WHAT is the Chancellor's red briefcase all about?
You could be forgiven for thinking the red briefcase - or box as it is known - is just a quirky style statement.
In fact, the red box has a significant history behind it and is a longstanding tradition in British politics.
The red box carried the Budget speech from No. 11 to the House of Commons and is often held up outside Downing Street by the Chancellor (Rishi Sunak, in this case) who will pose for many a picture.
The briefcase has been used for more than 150 years with the first box made for William Gladstone in 1860.
The wooden box lined with black satin and covered with scarlet leather is a sign of good value for money.
Gladstone's hardy box was still in use as late at 2011 with the exception of James Callaghan (Chancellor from 1964 until 67) and Gordon Brown (Chancellor from 1997 until 2007) who both had new cases commissioned.
Gladstone's original box was used by Alistair Darling until 2010 and George Osborne.

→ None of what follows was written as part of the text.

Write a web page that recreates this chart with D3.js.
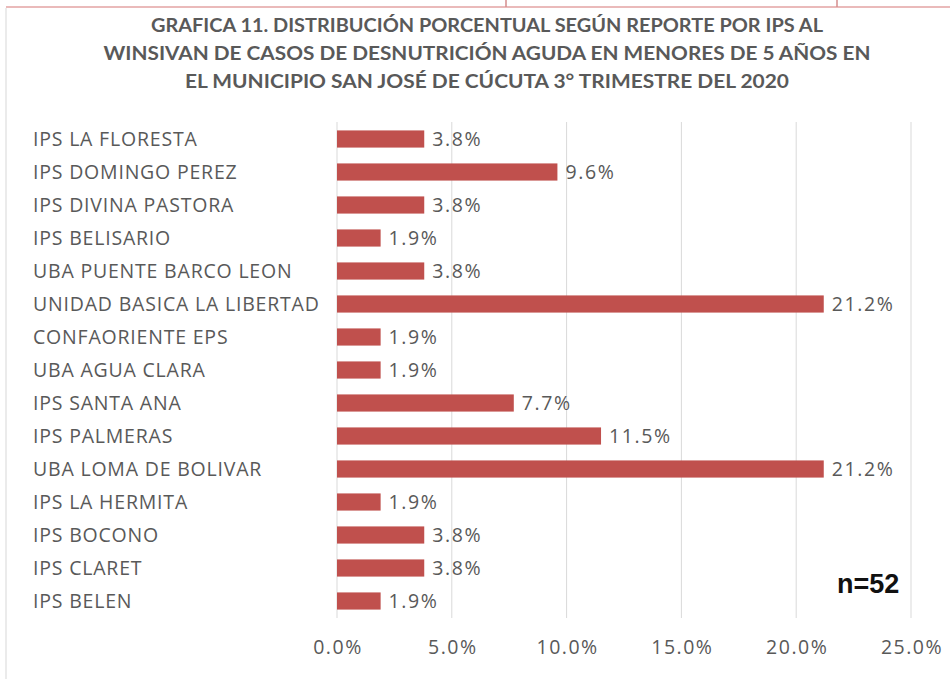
<!DOCTYPE html>
<html>
<head>
<meta charset="utf-8">
<script src="https://cdn.jsdelivr.net/npm/d3@7"></script>
<style>
    body { margin: 0; background: #fff; }
    svg { display: block; }
    text { font-family: 'Open Sans', 'Noto Sans', sans-serif; }
</style>
</head>
<body>
<script>
const categories = [
    'IPS LA FLORESTA', 'IPS DOMINGO PEREZ', 'IPS DIVINA PASTORA', 'IPS BELISARIO',
    'UBA PUENTE BARCO LEON', 'UNIDAD BASICA LA LIBERTAD', 'CONFAORIENTE EPS',
    'UBA AGUA CLARA', 'IPS SANTA ANA', 'IPS PALMERAS', 'UBA LOMA DE BOLIVAR',
    'IPS LA HERMITA', 'IPS BOCONO', 'IPS CLARET', 'IPS BELEN'
]
const values = [3.8, 9.6, 3.8, 1.9, 3.8, 21.2, 1.9, 1.9, 7.7, 11.5, 21.2, 1.9, 3.8, 3.8, 1.9]
const ticks = [0, 5, 10, 15, 20, 25]
const titleLines = [
    'GRAFICA 11. DISTRIBUCIÓN PORCENTUAL SEGÚN REPORTE POR IPS AL',
    'WINSIVAN DE CASOS DE DESNUTRICIÓN AGUDA EN MENORES DE 5 AÑOS EN',
    'EL MUNICIPIO SAN JOSÉ DE CÚCUTA 3° TRIMESTRE DEL 2020'
]
const note = 'n=52'

const width = 950
const height = 679
const textColor = '#595959'
const barColor = '#C0504D'

const svg = d3.select('body').append('svg')
    .attr('width', width)
    .attr('height', height)

// frame remnants from the cropped screenshot
svg.append('line')
    .attr('x1', 6).attr('x2', width).attr('y1', 7).attr('y2', 7)
    .attr('stroke', '#e3a3a3').attr('stroke-width', 1.5)
svg.append('line')
    .attr('x1', 6).attr('x2', 6).attr('y1', 8).attr('y2', height)
    .attr('stroke', '#e4e4e4').attr('stroke-width', 1.5)
;[506, 837].forEach(x => {
    svg.append('line')
        .attr('x1', x).attr('x2', x).attr('y1', 0).attr('y2', 7)
        .attr('stroke', '#d58c8c').attr('stroke-width', 1.5)
})

// title
const titleWidths = [672, 767, 604]
svg.selectAll('text.title')
    .data(titleLines)
    .enter()
    .append('text')
    .attr('class', 'title')
    .attr('x', 487)
    .attr('y', (d, i) => 32 + i * 28)
    .attr('text-anchor', 'middle')
    .attr('textLength', (d, i) => titleWidths[i])
    .attr('lengthAdjust', 'spacingAndGlyphs')
    .style('font-family', 'Lato, sans-serif')
    .style('font-size', '19px')
    .style('font-weight', 'bold')
    .style('fill', textColor)
    .text(d => d)

const x = d3.scaleLinear()
    .domain([0, 25])
    .range([337, 911])

const y = d3.scaleBand()
    .domain(categories)
    .range([122.5, 617.5])
    .paddingInner(0.48)
    .paddingOuter(0.24)

// gridlines
svg.selectAll('line.grid')
    .data(ticks)
    .enter()
    .append('line')
    .attr('class', 'grid')
    .attr('x1', d => x(d))
    .attr('x2', d => x(d))
    .attr('y1', 122)
    .attr('y2', 618)
    .attr('stroke', '#d9d9d9')
    .attr('stroke-width', 1)

// x tick labels
svg.selectAll('text.tick')
    .data(ticks)
    .enter()
    .append('text')
    .attr('class', 'tick')
    .attr('x', d => x(d) + 1)
    .attr('y', 654)
    .attr('text-anchor', 'middle')
    .style('font-size', '19.5px')
    .style('letter-spacing', '1.5px')
    .style('fill', textColor)
    .text(d => d.toFixed(1) + '%')

// category labels
svg.selectAll('text.cat')
    .data(categories)
    .enter()
    .append('text')
    .attr('class', 'cat')
    .attr('x', 33)
    .attr('y', d => y(d) + y.bandwidth() / 2 + 7)
    .style('font-size', '19.5px')
    .style('letter-spacing', '0.8px')
    .style('fill', textColor)
    .text(d => d)

// bars
svg.selectAll('rect.bar')
    .data(values)
    .enter()
    .append('rect')
    .attr('class', 'bar')
    .attr('x', x(0))
    .attr('y', (d, i) => y(categories[i]))
    .attr('width', d => x(d) - x(0))
    .attr('height', y.bandwidth())
    .attr('fill', barColor)

// value labels
svg.selectAll('text.value')
    .data(values)
    .enter()
    .append('text')
    .attr('class', 'value')
    .attr('x', d => x(d) + 8)
    .attr('y', (d, i) => y(categories[i]) + y.bandwidth() / 2 + 7)
    .style('font-size', '19.5px')
    .style('letter-spacing', '1.6px')
    .style('fill', textColor)
    .text(d => d.toFixed(1) + '%')

svg.append('text')
    .attr('x', 837)
    .attr('y', 593)
    .style('font-family', "'Liberation Sans', Arial, sans-serif")
    .style('font-size', '27px')
    .style('font-weight', 'bold')
    .style('fill', '#111')
    .text(note)
</script>
</body>
</html>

But it know rests in the Cabinet War Rooms in London where it has been retired amid concerns around its fragility.
A new box commissioned by the National Archives in 2011 has been used by more recent Chancellors.
The box is used to deliver the new UK Budget which details how the government will be spending money.
But there have been a few mishaps over the years.
George Ward Hunt arrived at the Commons on Budget day in 1869 to find that he had left his speech at home.
The mishap is believed to have inspired the tradition in which the Chancellor holds up the box to the crowd when he leaves No.11.
When Norman Lamont, who was chancellor from 1990-93, held up his red box for photographers before one of his Budgets in the early 1990s, it contained only a bottle of Highland Park whisky, with the crucial statement instead carried by aide William Hague.
But why did he swap such an important document for whiskey?
By tradition, the only occasion when a minister can drink alcohol is when delivering their Budget speech at the despatch box.
Gladstone drank sherry with a beaten egg and Benjamin Disraeli had brandy. Geoffrey Howe in the 1980s preferred gin and tonic and Kenneth Clarke whisky, but more recent chancellors have all drunk water.